Liberty Counsel Does Not Support Bush's Selection For Supreme Court

Oct 11, 2005

Orlando, FL – Today, Liberty Counsel announced that it does not support President George W. Bush’s nomination of Harriet Miers for the United States Supreme Court. Liberty Counsel also calls on President Bush to withdraw the nomination and to keep his campaign promise that he would appoint Justices like Antonin Scalia and Clarence Thomas. Liberty Counsel is a nationwide public interest litigation, education and policy organization that specializes in constitutional law.

Mathew D. Staver, President and General Counsel of Liberty Counsel, stated: “I am terribly disappointed with President Bush’s decision to nominate to the Supreme Court someone who operates under the radar. Bush has turned his finest hour into a political debacle that threatens to split his conservative base. The reverberations from his decision to nominate Harriet Miers have political consequences, if not corrected, that will haunt the Republican Party for some time.”

Staver said that during the 2000 presidential election, everyone knew the real battle was over who would appoint the next Supreme Court Justice. “I didn’t litigate nonstop for five weeks for a stealth nomination. Nor did African-Americans and Hispanics jump party lines to join a record number of evangelicals and others in 2004 to support this President for a nomination where our only assurance is ‘Trust me.’ I’m not a gambling man, and I’m not about to blindly roll the dice on this nomination,” Staver said.

Staver explained that Liberty Counsel does not have anything personally against Harriet Miers. Staver commented, “My opposition has nothing to do with Ms. Miers’ educational background or her lack of judicial experience. Ivy League schools do not make a Supreme Court Justice, nor does judicial or academic experience. But a qualified nominee must have a judicial philosophy. Mere recitation of words like ‘strict constructionist’ is not sufficient. The President can’t expect a nominee to begin thinking about judicial philosophy after appointment to the High Court. Ms. Miers is 60 years of age, and yet we have no clue from her speeches or writings about her judicial philosophy. If she hasn’t developed a consistent judicial philosophy by now, then how can the President ask us to blindly trust him? President Bush should keep his campaign promise to appoint Justices like Scalia and Thomas. The only way to remedy a disastrous decision is to redo it.”
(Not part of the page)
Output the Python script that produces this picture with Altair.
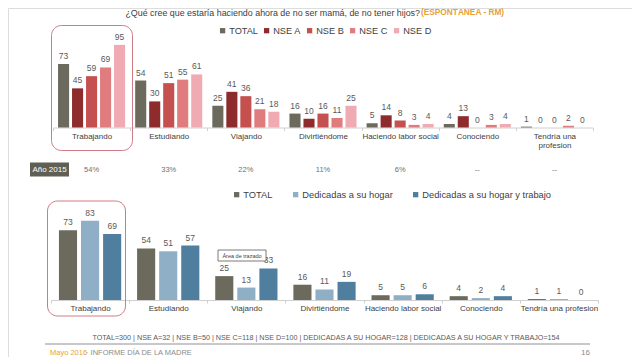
import altair as alt
import pandas as pd

# ---------------- data ----------------
cats = ["Trabajando", "Estudiando", "Viajando", "Divirtiéndome",
        "Haciendo labor social", "Conociendo", "Tendría una profesion"]

top_series = ["TOTAL", "NSE A", "NSE B", "NSE C", "NSE D"]
top_colors = ["#6B6A5D", "#8E2B2D", "#C4504F", "#E07B7E", "#F0AAB2"]
top_total = [73, 54, 25, 16, 5, 4, 1]
nse_a = [45, 30, 41, 10, 14, 13, 0]
nse_b = [59, 51, 36, 16, 8, 0, 0]
nse_c = [69, 55, 21, 11, 3, 3, 2]
nse_d = [95, 61, 18, 25, 4, 4, 0]

bot_series = ["TOTAL", "Dedicadas a su hogar", "Dedicadas a su hogar y trabajo"]
bot_colors = ["#6B6A5D", "#8EAFC6", "#4F7E9E"]
bot_total = [73, 54, 25, 16, 5, 4, 1]
hogar = [83, 51, 13, 11, 5, 2, 1]
hogar_trabajo = [69, 57, 33, 19, 6, 4, 0]

anio_2015 = ["54%", "33%", "22%", "11%", "6%", "--", "--"]

title_main = "¿Qué cree que estaría haciendo ahora de no ser mamá, de no tener hijos? "
title_tag = "(ESPONTÁNEA - RM)"
footnote = ("TOTAL=300  |  NSE A=32  |  NSE B=50  |  NSE C=118  |  NSE D=100  |  "
            "DEDICADAS A SU HOGAR=128  |  DEDICADAS A SU HOGAR Y TRABAJO=154")

FONT = "Liberation Sans"
W, H = 624, 349


def P(v):
    """screen pixel -> chart pixel (page margin 8px)"""
    return v - 8


top_rows = []
for s, vals in zip(top_series, [top_total, nse_a, nse_b, nse_c, nse_d]):
    for c, v in zip(cats, vals):
        top_rows.append({"cat": c, "serie": s, "valor": v})
df_top = pd.DataFrame(top_rows)

bot_rows = []
for s, vals in zip(bot_series, [bot_total, hogar, hogar_trabajo]):
    for c, v in zip(cats, vals):
        bot_rows.append({"cat": c, "serie": s, "valor": v})
df_bot = pd.DataFrame(bot_rows)

df_2015 = pd.DataFrame({"cat": cats, "txt": anio_2015})
one = pd.DataFrame({"k": [0]})

# ---------------- top chart ----------------
x_top = alt.X("cat:N", sort=cats,
              scale=alt.Scale(domain=cats, range=[P(53), P(593)], paddingInner=0, paddingOuter=0),
              axis=alt.Axis(title=None, orient="bottom", offset=P(127.5) - H,
                            domainColor="#D0D0D0", tickColor="#D0D0D0", tickSize=3,
                            tickBand="extent", labelAngle=0, labelFontSize=8,
                            labelColor="#404040", labelPadding=2, labelLineHeight=9,
                            labelFont=FONT,
                            labelExpr="datum.label == 'Tendría una profesion' ? ['Tendría una', 'profesion'] : datum.label"))
xo_top = alt.XOffset("serie:N", sort=top_series,
                     scale=alt.Scale(domain=top_series, paddingInner=0.21, paddingOuter=0.36))
y_top = alt.Y("valor:Q", scale=alt.Scale(domain=[0, 100], range=[P(127.5), P(40.5)]), axis=None)

top_bars = alt.Chart(df_top).mark_bar().encode(
    x=x_top, xOffset=xo_top, y=y_top,
    color=alt.Color("serie:N", sort=top_series,
                    scale=alt.Scale(domain=top_series, range=top_colors),
                    legend=alt.Legend(title=None, orient="none", legendX=P(218), legendY=P(26),
                                      direction="horizontal", symbolType="square", symbolSize=28,
                                      symbolStrokeWidth=0, labelFontSize=9.2, labelColor="#404040",
                                      labelFont=FONT, columnPadding=4, labelOffset=2, padding=0)),
)
top_vals = alt.Chart(df_top).mark_text(baseline="bottom", dy=-3, fontSize=8.5,
                                       color="#595959", font=FONT).encode(
    x=x_top, xOffset=xo_top, y=y_top, text="valor:Q")
top_2015 = alt.Chart(df_2015).mark_text(fontSize=7.5, color="#6F6F6F", font=FONT).encode(
    x=x_top, y=alt.value(P(169.5)), text="txt:N")
top = alt.layer(top_bars, top_vals, top_2015)

# ---------------- bottom chart ----------------
x_bot = alt.X("cat:N", sort=cats,
              scale=alt.Scale(domain=cats, range=[P(51), P(598)], paddingInner=0, paddingOuter=0),
              axis=alt.Axis(title=None, orient="bottom", offset=P(300) - H,
                            domainColor="#D0D0D0", tickColor="#D0D0D0", tickSize=3,
                            tickBand="extent", labelAngle=0, labelFontSize=8,
                            labelColor="#404040", labelPadding=1.5, labelFont=FONT))
xo_bot = alt.XOffset("serie:N", sort=bot_series,
                     scale=alt.Scale(domain=bot_series, paddingInner=0.18, paddingOuter=0.36))
y_bot = alt.Y("valor:Q", scale=alt.Scale(domain=[0, 100], range=[P(300), P(204.5)]), axis=None)

bot_bars = alt.Chart(df_bot).mark_bar().encode(
    x=x_bot, xOffset=xo_bot, y=y_bot,
    color=alt.Color("serie:N", sort=bot_series,
                    scale=alt.Scale(domain=bot_series, range=bot_colors),
                    legend=alt.Legend(title=None, orient="none", legendX=P(232), legendY=P(190),
                                      direction="horizontal", symbolType="square", symbolSize=28,
                                      symbolStrokeWidth=0, labelFontSize=9.3, labelColor="#404040",
                                      labelFont=FONT, columnPadding=18, labelOffset=2, padding=0)),
)
bot_vals = alt.Chart(df_bot).mark_text(baseline="bottom", dy=-3, fontSize=8.5,
                                       color="#595959", font=FONT).encode(
    x=x_bot, xOffset=xo_bot, y=y_bot, text="valor:Q")
bottom = alt.layer(bot_bars, bot_vals)

# ---------------- annotations ----------------
def txt(text, x, y, size, color, align="left", weight="normal"):
    return alt.Chart(one).mark_text(text=text, align=align, baseline="middle", fontSize=size,
                                    color=color, font=FONT, fontWeight=weight).encode(
        x=alt.value(P(x)), y=alt.value(P(y)))


def box(x1, x2, y1, y2, **kw):
    return alt.Chart(one).mark_rect(**kw).encode(
        x=alt.value(P(x1)), x2=alt.value(P(x2)), y=alt.value(P(y1)), y2=alt.value(P(y2)))


annotations = [
    txt(title_main, 420, 13, 8.9, "#404040", align="right"),
    txt(title_tag, 421, 13, 8.3, "#E8A035", align="left", weight="bold"),
    box(51.5, 132.5, 25.5, 150.5, cornerRadius=10, fillOpacity=0, stroke="#D07A86", strokeWidth=1),
    box(47.5, 125.5, 201, 316, cornerRadius=10, fillOpacity=0, stroke="#D07A86", strokeWidth=1),
    box(30, 69, 162.5, 176.5, color="#5F5F55"),
    txt("Año 2015", 49.5, 169.5, 8, "#FFFFFF", align="center"),
    box(218, 266, 250, 261, fill="#FFFFFF", stroke="#595959", strokeWidth=0.8),
    txt("Área de trazado", 242, 255.5, 5.5, "#404040", align="center"),
    txt(footnote, 326, 337.5, 7.2, "#595959", align="center"),
    alt.Chart(one).mark_rule(color="#C8C8C8", strokeWidth=2).encode(
        x=alt.value(P(45)), x2=alt.value(P(590)), y=alt.value(P(344))),
    txt("Mayo 2016", 50, 352.5, 7.5, "#E8A035"),
    txt("·  INFORME DÍA DE LA MADRE", 86, 352.5, 7.5, "#8C8C8C"),
    txt("16", 590, 352.5, 8, "#8C8C8C", align="right"),
]

chart = alt.layer(top, bottom, *annotations).resolve_scale(
    x="independent", y="independent", xOffset="independent", color="independent"
).resolve_axis(x="independent").resolve_legend(color="independent").properties(
    width=W, height=H, autosize=alt.AutoSizeParams(type="none"), padding=0
).configure_view(stroke=None).configure(background="#FFFFFF")

chart.save("out.html", embed_options={"renderer": "svg", "actions": False})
Staver points out that Liberty Counsel’s opposition is twofold: “I oppose this nomination for two reasons. First, the President had a number of highly qualified candidates with proven track records and well-developed judicial philosophies. He passed over them and chose an invisible nominee. Second, selecting a nominee who has held her views in silence for 60 years sends a wrong message to conservatives – if you want to be appointed to the federal bench, you should keep your views to yourself. That’s a terrible message to send to our future leaders.”